O objetivo do projeto na Amazônia, parceria entre Unicamp, Inpa e governo britânico, é avaliar o impacto do aumento de CO2 na atmosfera e nas mudanças climáticas ao longo de, no mínimo, uma década
Um experimento inédito conduzido por pesquisadores da Unicamp, do Instituto Nacional de Pesquisas da Amazônia (Inpa) e do governo britânico busca simular as condições climáticas previstas para 2060, funcionando como uma espécie de “máquina do tempo”. Com duração mínima de uma década, o chamado AmazonFACE (Free Air CO₂ Enrichment) utiliza 96 torres metálicas instaladas na floresta amazônica para enriquecer o ar com dióxido de carbono (CO₂) em níveis projetados para o futuro.
O objetivo é investigar como a floresta responderá às mudanças climáticas, incluindo aumento de 50% na concentração de CO₂ na atmosfera, alterações na dinâmica de carbono, no crescimento das plantas e nos ecossistemas associados para os próximos 35 anos. Assim, o projeto oferece uma oportunidade única para prever os impactos das mudanças globais no bioma amazônico e orientar políticas de conservação e mitigação climática.
Funcionamento da “máquina do tempo”
O experimento AmazonFACE contará com a construção de seis estruturas circulares, denominadas anéis, cada um com 30 metros de diâmetro. Esses anéis serão formados por 16 torres de alumínio com 35 metros de altura, dispostas em círculo, e complementados por quatro guindastes de 45 metros de altura para suporte operacional.
Dos seis anéis, três serão enriquecidos com dióxido de carbono (CO₂) líquido, que será armazenado em grandes tanques isolados e vaporizado através de uma rede de tubos, com dois canos por torre. Os outros três anéis funcionarão como controle, observando o comportamento natural da floresta sem o enriquecimento de CO₂.
O modelo da “máquina do tempo”, que deve estar pronto para início das atividades em maio de 2025, mostrou um bom desempenho ao representar o estoque de carbono da floresta quando comparado a dados de satélite e condições climáticas atuais, destacando sua eficácia em prever como a floresta pode responder a cenários futuros de aquecimento global e aumento de CO₂ atmosférico.
De acordo com David M. Lapola, coordenador científico do experimento, a escolha do Brasil como local para um estudo em nível internacional foi motivada pela necessidade de abordar uma das maiores incertezas sobre o futuro da Amazônia: o impacto do aumento de dióxido de carbono (CO₂) na atmosfera sobre a floresta.
“É uma tecnologia relativamente simples, não é tão complexa. Foi desenvolvida nos Estados Unidos nos anos 1980 e 90, foi aplicada em florestas temperadas nos Estados Unidos e na Europa, mas nunca em nenhum ecossistema tropical, nunca em uma floresta tropical”, explica Lapola.
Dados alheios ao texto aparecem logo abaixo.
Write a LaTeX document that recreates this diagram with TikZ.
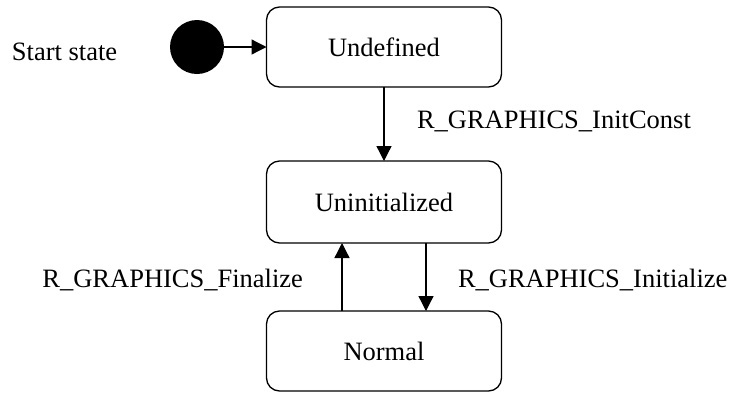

Investimento a longo prazo
Desde que tornou-se um programa oficial do Ministério da Ciência, Tecnologia e Inovação (MCTI) em 2014, a iniciativa recebeu um investimento de R$ 32 milhões do governo brasileiro, além de um aporte de 7,3 milhões de libras (cerca de R$ 45 milhões) do Reino Unido.
Um estudo publicado pela equipe do experimento em 2018 projetou que, caso a floresta amazônica alcance o ponto de inflexão – ou seja, o limite a partir do qual a floresta não consegue se recuperar e colapsa -, os danos socioeconômicos globais ao longo de 30 anos podem variar entre U$ 957 bilhões e U$ 3,5 trilhões. Esses dados reforçam a importância do programa para entender os impactos das mudanças climáticas na floresta e prevenir consequências negativas para o meio ambiente e a economia mundial.